The real underlying reason for men’s non-acceptance of women is the Camaraderie. The “boys will be boys” allowance. The machoism. The Esprit de Corps. The right to the conversation topics that happen behind closed wrestling room doors or inside the men’s locker room, the stuff that other guys would understand from experience and not fault other men for. Not that this isn't a good reason, cameraderie is the stuff that builds friendships. Guys talk with other guys about stuff that makes them seem (gasp) not so tough and do things that other girls would think is absolutely disgusting and it's not like the guys care about impressing the sole female who is present, they're concerned about Little Miss going and telling all of her other girlfriends and never getting a date ever again. It’s also a way for guys to let other guys know that they trust them. Guys want the camaraderie that exists solely in all-male settings and will fight viciously for it. They want to make friends and they think that a woman present will hinder their ability to make friends.

Basically, the image that comes to mind when guys hear the word “girl” is of, well…a girl! Short, long hair, fat or thin but not muscular in the least, and boobs. It just messes everything up. I somewhat agree too. When I was grappling down at one of the gyms I used to train at, the Sensei made me grapple his girlfriend who was a black belt in Jeet Kun Do. But it didn’t matter how skilled she was, she was wearing the tight workout clothes that society says girls have to wear, and she had big boobs. I couldn’t work in her guard because putting my hand across her chest (even though I was another female) was just plain annoying! I wanted to grapple, not avoid her chest! And I didn’t just want to put my hand there either because…jesus I just didn’t want to! Image how a guy must feel, he comes to fight practice to fight, he’s got a girlfriend at home for that other stuff!

So I understand, and I can’t say I blame men for it. I wanted the same thing. I wanted the all-male atmosphere and the crassness and toughness of it all. The hard-core blood, sweat, but no tears attitude, everything, I wanted it. I got it too by casting off everything feminine about myself, and most male environments just simply made an exception for me. But I’m one in a million. There aren’t too many girls who revolt against femininity and manage to stay heterosexual. Most girls think the things men say amongst each other are insulting and degrading…I think they’re funny because I’m not too fond of females myself and plus I know that they are not talking about me (or maybe they are, lol). Guys like how I can roll with crass humor, the boys on the swim team that I would hang out with just kinda asked if I minded if they checked out girls while I was there, I said nah and it was all good. Most girls will get angry at guys or somehow be insulted, or physically they will make the really macho program into a pansy program. Guys don’t want to deal with that. I wouldn’t either.

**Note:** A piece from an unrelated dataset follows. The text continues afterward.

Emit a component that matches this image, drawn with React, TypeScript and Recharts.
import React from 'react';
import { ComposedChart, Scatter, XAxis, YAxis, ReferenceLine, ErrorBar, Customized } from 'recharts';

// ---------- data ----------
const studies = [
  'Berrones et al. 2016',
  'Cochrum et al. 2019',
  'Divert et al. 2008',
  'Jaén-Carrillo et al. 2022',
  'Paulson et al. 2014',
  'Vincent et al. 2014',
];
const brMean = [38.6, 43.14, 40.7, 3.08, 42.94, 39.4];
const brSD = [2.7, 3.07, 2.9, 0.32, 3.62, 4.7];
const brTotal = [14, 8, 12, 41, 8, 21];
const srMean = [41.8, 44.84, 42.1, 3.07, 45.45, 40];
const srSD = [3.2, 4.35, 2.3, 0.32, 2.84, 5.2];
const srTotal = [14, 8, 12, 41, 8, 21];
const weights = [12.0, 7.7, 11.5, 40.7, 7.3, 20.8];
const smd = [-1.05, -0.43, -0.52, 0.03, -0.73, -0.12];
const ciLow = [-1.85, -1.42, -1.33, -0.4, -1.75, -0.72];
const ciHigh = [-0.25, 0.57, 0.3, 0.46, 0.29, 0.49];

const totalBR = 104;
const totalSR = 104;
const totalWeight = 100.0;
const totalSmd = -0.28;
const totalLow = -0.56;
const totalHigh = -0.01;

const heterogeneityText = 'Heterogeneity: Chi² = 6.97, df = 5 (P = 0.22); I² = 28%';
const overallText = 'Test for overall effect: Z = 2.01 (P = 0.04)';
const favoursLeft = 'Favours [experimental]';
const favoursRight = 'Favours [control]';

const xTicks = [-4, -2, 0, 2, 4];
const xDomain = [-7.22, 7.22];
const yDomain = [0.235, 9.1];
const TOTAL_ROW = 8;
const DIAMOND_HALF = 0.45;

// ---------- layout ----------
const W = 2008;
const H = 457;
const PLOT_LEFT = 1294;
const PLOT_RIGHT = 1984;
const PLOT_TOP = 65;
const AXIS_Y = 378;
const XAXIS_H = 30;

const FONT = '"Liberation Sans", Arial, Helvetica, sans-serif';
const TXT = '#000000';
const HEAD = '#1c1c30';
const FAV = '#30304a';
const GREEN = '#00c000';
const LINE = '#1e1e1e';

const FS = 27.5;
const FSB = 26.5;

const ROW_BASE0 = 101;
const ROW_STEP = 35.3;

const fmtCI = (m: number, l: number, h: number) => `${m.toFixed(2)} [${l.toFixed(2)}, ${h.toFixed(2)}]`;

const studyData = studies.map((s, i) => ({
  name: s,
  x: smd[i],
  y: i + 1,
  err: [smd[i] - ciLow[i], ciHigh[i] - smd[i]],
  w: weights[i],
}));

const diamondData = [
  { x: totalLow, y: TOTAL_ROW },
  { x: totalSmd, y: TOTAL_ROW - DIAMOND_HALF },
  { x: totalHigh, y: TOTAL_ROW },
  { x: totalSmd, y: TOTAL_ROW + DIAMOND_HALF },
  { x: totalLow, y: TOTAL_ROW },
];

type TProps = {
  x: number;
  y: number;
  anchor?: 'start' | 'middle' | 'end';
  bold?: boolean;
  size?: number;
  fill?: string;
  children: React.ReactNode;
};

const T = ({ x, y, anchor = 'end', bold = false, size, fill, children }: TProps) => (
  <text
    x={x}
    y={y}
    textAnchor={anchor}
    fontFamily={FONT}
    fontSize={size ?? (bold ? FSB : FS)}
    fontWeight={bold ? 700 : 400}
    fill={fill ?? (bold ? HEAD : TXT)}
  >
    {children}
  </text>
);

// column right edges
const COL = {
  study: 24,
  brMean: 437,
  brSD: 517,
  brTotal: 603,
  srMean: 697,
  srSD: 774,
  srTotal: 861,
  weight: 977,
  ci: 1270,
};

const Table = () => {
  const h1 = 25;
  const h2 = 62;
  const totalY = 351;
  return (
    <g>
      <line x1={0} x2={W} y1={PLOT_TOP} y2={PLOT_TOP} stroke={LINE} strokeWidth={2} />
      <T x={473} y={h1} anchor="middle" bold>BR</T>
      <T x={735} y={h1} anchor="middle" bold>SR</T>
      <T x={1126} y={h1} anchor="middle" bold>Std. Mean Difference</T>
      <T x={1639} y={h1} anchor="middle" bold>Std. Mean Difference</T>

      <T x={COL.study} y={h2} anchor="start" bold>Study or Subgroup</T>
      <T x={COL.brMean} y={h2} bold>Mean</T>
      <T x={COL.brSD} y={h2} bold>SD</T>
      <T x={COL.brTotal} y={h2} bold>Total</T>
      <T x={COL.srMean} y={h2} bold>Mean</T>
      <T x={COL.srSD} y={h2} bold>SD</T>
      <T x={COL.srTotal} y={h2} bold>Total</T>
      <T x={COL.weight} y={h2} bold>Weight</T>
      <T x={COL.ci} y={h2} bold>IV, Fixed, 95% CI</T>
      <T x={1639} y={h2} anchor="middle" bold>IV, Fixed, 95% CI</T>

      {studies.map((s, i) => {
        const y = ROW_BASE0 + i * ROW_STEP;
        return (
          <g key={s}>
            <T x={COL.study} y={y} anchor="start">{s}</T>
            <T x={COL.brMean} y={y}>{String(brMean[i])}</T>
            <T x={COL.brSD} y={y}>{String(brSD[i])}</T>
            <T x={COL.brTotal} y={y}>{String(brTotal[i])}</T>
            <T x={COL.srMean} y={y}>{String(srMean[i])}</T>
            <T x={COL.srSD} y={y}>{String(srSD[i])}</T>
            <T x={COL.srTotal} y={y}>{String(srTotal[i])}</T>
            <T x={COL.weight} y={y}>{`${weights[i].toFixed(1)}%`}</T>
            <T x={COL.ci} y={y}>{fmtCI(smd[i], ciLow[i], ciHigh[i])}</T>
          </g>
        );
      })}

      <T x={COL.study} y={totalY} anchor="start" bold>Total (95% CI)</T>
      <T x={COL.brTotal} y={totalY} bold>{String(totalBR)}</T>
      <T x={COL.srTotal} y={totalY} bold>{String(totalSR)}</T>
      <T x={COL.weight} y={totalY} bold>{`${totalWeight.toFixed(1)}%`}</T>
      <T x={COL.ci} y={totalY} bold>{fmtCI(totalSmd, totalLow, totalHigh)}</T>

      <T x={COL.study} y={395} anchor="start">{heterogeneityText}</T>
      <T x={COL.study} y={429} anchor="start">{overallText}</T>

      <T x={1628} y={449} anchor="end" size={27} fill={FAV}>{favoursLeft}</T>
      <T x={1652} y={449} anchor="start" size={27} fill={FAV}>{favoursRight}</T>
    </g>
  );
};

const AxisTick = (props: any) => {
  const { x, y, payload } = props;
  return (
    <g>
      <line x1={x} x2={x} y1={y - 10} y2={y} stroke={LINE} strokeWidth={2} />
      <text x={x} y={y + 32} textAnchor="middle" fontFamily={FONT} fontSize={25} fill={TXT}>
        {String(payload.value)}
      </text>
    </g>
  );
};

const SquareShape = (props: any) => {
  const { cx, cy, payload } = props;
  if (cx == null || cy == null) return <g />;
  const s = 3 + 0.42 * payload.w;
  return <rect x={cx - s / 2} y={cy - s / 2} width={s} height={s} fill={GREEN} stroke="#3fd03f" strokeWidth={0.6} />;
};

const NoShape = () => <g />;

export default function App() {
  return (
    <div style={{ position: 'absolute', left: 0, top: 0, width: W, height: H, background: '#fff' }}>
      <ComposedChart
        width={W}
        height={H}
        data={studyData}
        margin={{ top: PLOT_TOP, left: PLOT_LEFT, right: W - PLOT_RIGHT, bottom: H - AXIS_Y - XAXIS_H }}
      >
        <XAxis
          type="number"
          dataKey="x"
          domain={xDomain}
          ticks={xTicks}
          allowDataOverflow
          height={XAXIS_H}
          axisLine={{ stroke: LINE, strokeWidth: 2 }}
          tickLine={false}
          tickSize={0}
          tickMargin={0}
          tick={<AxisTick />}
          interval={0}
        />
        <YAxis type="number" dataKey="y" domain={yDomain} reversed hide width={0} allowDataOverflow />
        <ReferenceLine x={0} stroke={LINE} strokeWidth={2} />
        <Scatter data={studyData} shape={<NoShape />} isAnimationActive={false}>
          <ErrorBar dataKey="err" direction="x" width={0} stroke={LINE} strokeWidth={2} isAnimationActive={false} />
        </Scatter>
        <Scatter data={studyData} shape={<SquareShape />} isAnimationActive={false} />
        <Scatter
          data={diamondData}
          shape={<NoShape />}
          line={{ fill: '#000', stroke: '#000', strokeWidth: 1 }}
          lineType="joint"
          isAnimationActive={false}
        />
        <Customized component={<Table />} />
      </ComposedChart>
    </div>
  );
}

It’s not like men blame women for being the way they are either though. They don’t blame women for showing off their bodies or for being “girly” and perky, they like girls like that. But they have been taught that that is the default model for woman, and that's just not the kind of thing that belongs in a Special Forces Group. The other type of woman, the strong muscular type, is a default lesbian and in the above institutions those are just as bad and all need to die. So the hell with it, all women are either incapable or lesbians, so screw it all just keep them all out! Its not women’s choice whether they want to be the way they are, its obviously nature, so god forbid we ask them to change, we can’t ask them to do anything that’s not natural (note sarcasm).

What I deeply respect about guys is the honor that is shown among men in same-gender friendships. It's kinda hard to describe from being on the outside, but that's what I picture when I think about honor. Friendship amoung guys from what I've seen is serious, it's earned in tough situations that require aliances, and those who tough it out together take a silent oath to hold each other up. It's almost sacred. Female friendships just don't have that, and while it's sometime's present in coed friendships and groups, it's just not the same. Even though female friendships make up in closeness, the lack of of that earned-in-blood honor just isn't the same.

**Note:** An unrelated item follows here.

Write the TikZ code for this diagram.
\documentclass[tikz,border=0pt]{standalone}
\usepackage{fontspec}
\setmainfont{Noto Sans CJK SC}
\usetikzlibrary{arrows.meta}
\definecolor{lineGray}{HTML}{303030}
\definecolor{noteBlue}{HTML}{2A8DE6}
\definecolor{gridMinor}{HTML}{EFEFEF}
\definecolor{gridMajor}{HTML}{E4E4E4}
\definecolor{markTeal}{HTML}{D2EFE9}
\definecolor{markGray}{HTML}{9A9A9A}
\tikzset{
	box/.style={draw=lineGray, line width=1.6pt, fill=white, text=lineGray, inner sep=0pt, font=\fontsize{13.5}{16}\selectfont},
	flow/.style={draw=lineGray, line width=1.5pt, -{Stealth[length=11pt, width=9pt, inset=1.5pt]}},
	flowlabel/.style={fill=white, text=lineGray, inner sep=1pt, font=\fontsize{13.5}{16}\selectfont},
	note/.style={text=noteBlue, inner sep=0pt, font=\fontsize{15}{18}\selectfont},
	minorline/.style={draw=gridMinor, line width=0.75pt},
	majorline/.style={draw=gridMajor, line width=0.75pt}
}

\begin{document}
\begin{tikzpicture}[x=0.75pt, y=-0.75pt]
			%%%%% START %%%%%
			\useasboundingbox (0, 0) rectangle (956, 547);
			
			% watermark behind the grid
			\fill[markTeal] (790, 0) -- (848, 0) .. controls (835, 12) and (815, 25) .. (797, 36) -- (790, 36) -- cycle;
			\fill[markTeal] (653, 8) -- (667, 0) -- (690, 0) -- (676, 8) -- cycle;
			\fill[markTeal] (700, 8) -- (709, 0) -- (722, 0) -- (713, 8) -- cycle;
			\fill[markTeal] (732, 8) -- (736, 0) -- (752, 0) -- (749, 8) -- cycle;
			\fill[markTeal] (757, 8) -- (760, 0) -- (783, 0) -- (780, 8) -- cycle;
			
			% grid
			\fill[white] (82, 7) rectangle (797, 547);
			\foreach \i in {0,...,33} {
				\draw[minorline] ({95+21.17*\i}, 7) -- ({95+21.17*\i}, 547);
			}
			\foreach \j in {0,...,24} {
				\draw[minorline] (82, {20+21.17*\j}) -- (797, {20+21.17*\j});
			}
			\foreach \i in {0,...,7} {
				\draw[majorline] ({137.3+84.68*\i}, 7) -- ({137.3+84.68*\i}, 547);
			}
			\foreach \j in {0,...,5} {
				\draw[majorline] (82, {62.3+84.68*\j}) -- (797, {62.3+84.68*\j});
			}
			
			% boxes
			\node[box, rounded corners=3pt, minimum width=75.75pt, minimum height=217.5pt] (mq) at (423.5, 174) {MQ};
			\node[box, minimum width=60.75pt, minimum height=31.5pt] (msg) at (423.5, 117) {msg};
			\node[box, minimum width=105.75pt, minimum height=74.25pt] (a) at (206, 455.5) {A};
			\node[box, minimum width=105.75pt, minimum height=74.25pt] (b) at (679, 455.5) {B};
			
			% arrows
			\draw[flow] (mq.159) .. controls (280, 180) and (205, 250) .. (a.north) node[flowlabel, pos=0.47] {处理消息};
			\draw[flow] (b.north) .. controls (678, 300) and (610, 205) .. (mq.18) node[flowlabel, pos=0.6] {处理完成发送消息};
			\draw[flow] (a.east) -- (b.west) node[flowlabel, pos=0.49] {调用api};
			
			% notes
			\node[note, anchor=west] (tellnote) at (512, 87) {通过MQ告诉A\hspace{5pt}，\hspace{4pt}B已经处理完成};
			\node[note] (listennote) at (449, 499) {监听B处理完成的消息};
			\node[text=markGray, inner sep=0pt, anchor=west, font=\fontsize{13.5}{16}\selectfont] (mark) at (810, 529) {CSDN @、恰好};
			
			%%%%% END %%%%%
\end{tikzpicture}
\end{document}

I might be a little off with all of this Guy Code business, I had to pick up the programming as I went, it wasn’t handed out to me like the other half of the population. But I do understand it’s about the camaraderie. The military places a great deal of emphasis on camaraderie, its not just making friends. I agree that the girly, feminine, tampon issues should be kept out of these institutions of strength and performance at all cost…

But I won’t bring any of those with me!!! Can’t you make just one exception?????